Leave the ego at the door. Accept that this person is trying to help you but if you don't do the work nothing is going to happen. Be honest and willing to go through some painful shit, but be expectant of that counselor to show you what you need to know and when that happens, you can "process" some of it, hopefully.

This is a great place, welcome to the best I have ever found and I have been around that block too.
 
hello matts. welcome to the forum.

old habits die hard, especially the old habits that we pick up without knowing it. one quality i find in those setbacks is that i never snap ALL the way back to my old habits. i get more skilled with the tools that help me progress a little further in each go-round.

be gentle with yourself and patient with the process, matts. if change was easy, everybody would do it.
 
Hi Matts. Welcome here. Sorry about your luck all at the same time.
I come from similar background. Went through absolute living hell for 15 or so years. You don't want that. Nobody does.
If I were to give advice to a newby I would say - if possible don't focus so much on the traumas. Learn how to manage your life in a way that builds health, strength, and personal self care and empowerment.

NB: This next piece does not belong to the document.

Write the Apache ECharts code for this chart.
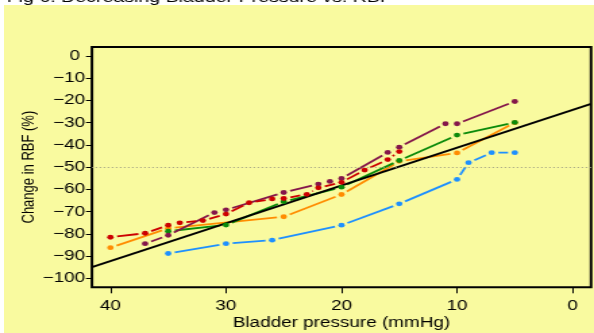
<!DOCTYPE html>
<html lang="en">
<head>
<meta charset="UTF-8">
<title>Bladder pressure vs RBF</title>
<script src="https://cdn.jsdelivr.net/npm/echarts@6/dist/echarts.min.js"></script>
<style>
    html, body { margin:0; padding:0; background:#fff; overflow:hidden; }
    #bg { position:absolute; left:4px; top:5px; width:590px; height:328px; background:#F9FA9F; }
    /* the original picture is stretched sideways, so draw narrow and stretch */
    #ec { position:absolute; left:0; top:0; width:440px; height:333px; transform:scaleX(1.35); transform-origin:0 0; }
</style>
</head>
<body>
<div id="bg"></div>
<div id="ec"></div>
<script>
    var xTicks = [0, 10, 20, 30, 40]
    var yTicks = [0, -10, -20, -30, -40, -50, -60, -70, -80, -90, -100]

    var blueX = [35, 30, 26, 20, 15, 10, 9, 7, 5]
    var blueY = [-88.8, -84.4, -82.8, -76.1, -66.5, -55.5, -48, -43.5, -43.5]

    var orangeX = [40, 35, 25, 20, 15, 10, 5]
    var orangeY = [-86.2, -77.5, -72.3, -62.3, -47.4, -43.6, -30]

    var greenX = [35, 30, 25, 20, 15, 10, 5]
    var greenY = [-78.8, -76, -65.5, -59, -47, -35.6, -29.9]

    var purpleX = [37, 35, 31, 30, 25, 22, 21, 20, 16, 15, 11, 10, 5]
    var purpleY = [-84.4, -80.6, -70.4, -69.2, -61.4, -57.6, -56.4, -55.1, -43.4, -41, -30.5, -30.5, -20.5]

    var redX = [40, 37, 35, 34, 32, 30, 28, 26, 25, 23, 22, 20, 18, 16, 15]
    var redY = [-81.5, -79.7, -76.1, -75, -74, -71.1, -66, -64.3, -64.1, -62.2, -59.3, -56.8, -51.3, -46.6, -43]

    // regression line, drawn across the whole plot
    var fitX = [-1.6, 41.6]
    var fitY = [-21.6, -94.9]

    var GAP = 5
    var font = 'Liberation Sans, Arial, sans-serif'

    function pairs(xs, ys) {
        return xs.map(function(x, i) { return [x, ys[i]] })
    }

    // lines like R type="b": segments stop short of each point
    function segs(xs, ys, color, z) {
        return {
            type:'custom',
            z:z,
            silent:true,
            clip:true,
            data:pairs(xs, ys),
            encode:{x:0, y:1},
            renderItem:function(params, api) {
                var i = params.dataIndex
                if (i >= xs.length - 1) return null
                var a = api.coord([xs[i], ys[i]])
                var b = api.coord([xs[i + 1], ys[i + 1]])
                var dx = b[0] - a[0], dy = b[1] - a[1]
                var len = Math.sqrt(dx * dx + dy * dy)
                if (len <= 2 * GAP) return null
                var ux = dx / len, uy = dy / len
                return {
                    type:'line',
                    shape:{x1:a[0] + ux * GAP, y1:a[1] + uy * GAP, x2:b[0] - ux * GAP, y2:b[1] - uy * GAP},
                    style:{stroke:color, lineWidth:1.8}
                }
            }
        }
    }

    function dots(xs, ys, color, z) {
        return {
            type:'scatter',
            z:z,
            silent:true,
            symbol:'circle',
            symbolSize:4.8,
            itemStyle:{color:color, opacity:1},
            data:pairs(xs, ys)
        }
    }

    var mychart = echarts.init(document.getElementById('ec'))
    var options = {
        animation:false,
        title:{
            text:'Fig 6: Decreasing Bladder Pressure vs. RBF',
            left:0,
            top:-15,
            textStyle:{fontSize:14.5, fontWeight:'normal', color:'#000', fontFamily:font}
        },
        grid:{
            left:68.1, right:2.2, top:47, bottom:45.7,
            containLabel:false,
            outerBoundsMode:'none',
            show:true, borderColor:'#000', borderWidth:2, backgroundColor:'transparent'
        },
        xAxis:{
            type:'value',
            inverse:true,
            min:-1.6,
            max:41.6,
            name:'Bladder pressure (mmHg)',
            nameLocation:'middle',
            nameGap:29,
            nameMoveOverlap:false,
            nameTextStyle:{fontSize:14, color:'#000', fontFamily:font},
            axisLine:{show:false, onZero:false},
            splitLine:{show:false},
            axisTick:{show:true, inside:false, length:6, customValues:xTicks, lineStyle:{color:'#000', width:1}},
            axisLabel:{customValues:xTicks, margin:12, fontSize:14, color:'#000', fontFamily:font}
        },
        yAxis:{
            type:'value',
            min:-104,
            max:4,
            name:'Change in RBF (%)',
            nameLocation:'middle',
            nameGap:40,
            nameMoveOverlap:false,
            nameTextStyle:{fontSize:13, color:'#000', fontFamily:font},
            axisLine:{show:false, onZero:false},
            splitLine:{show:false},
            axisTick:{show:true, inside:false, length:4.4, customValues:yTicks, lineStyle:{color:'#000', width:1}},
            axisLabel:{
                customValues:yTicks,
                margin:5,
                fontSize:14,
                color:'#000',
                fontFamily:font,
                formatter:function(v) {
                    if (v === 0) return '0 '
                    return String(v).replace('-', '\u2212')
                }
            }
        },
        series:[
            {
                type:'line',
                z:1,
                silent:true,
                data:[],
                markLine:{
                    silent:true,
                    symbol:'none',
                    label:{show:false},
                    lineStyle:{color:'#9a9a80', type:[1, 2], width:1},
                    data:[{yAxis:-50}]
                }
            },
            segs(blueX, blueY, '#1E90FF', 3),
            segs(orangeX, orangeY, '#FF8C00', 3),
            segs(greenX, greenY, '#0A8A0A', 3),
            segs(purpleX, purpleY, '#84164A', 3),
            segs(redX, redY, '#CC0000', 3),
            {
                type:'line',
                z:4,
                silent:true,
                showSymbol:false,
                data:pairs(fitX, fitY),
                lineStyle:{color:'#000', width:2}
            },
            dots(blueX, blueY, '#1E90FF', 5),
            dots(orangeX, orangeY, '#FF8C00', 5),
            dots(greenX, greenY, '#0A8A0A', 5),
            dots(purpleX, purpleY, '#84164A', 5),
            dots(redX, redY, '#CC0000', 5)
        ]
    }
    mychart.setOption(options)
</script>
</body>
</html>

Really learn how to focus on the self care and if that is a challenge, that would be a good place to start building a non-traumatized part of yourself that you can walk forward with.
 
Hi Matts, and if you haven't, known that boundaries....being able to say No and stick with it, operating on your chosen healthy value system......and not compromising your value system for some quick fixing someone elses needs.......Saying "nicely" what you want want/need and stick to it with friends/family is huge.....I never said no....and always apologized.....and spent most of my teenage years in my room........I'm in my 60's too....boundaries are very empowering, healthy, and they give me a sense of confidence. Glad to have you....and see you around! Oh yeah....check out the name.....keeping honest is not a dysfunctional behavior......it is the direction of healing.
 
Think of your brain as a desktop pc. When its not busy doing a lot of things its quick. agile, it's not working hard.
Then reprocessing is added. Workload is varied because it's "fixing" memories so they will process properly.

So, just like your computer your brain is more loaded when its fixing memories as compared to when its looking for memories to fix, and the only way you know is by the way you can function. That's where I find I need to be kind to myself and not get worked up because my function is low. Stress is stress and there is little I can do but manage what I can when that stuff is happening. Adding more stress just hurts the cause. So just sit back and let it be.

Realize that the workload of reprocessing is a variable you can't control but hopefully you will be done with it someday and all the good stuff will come back.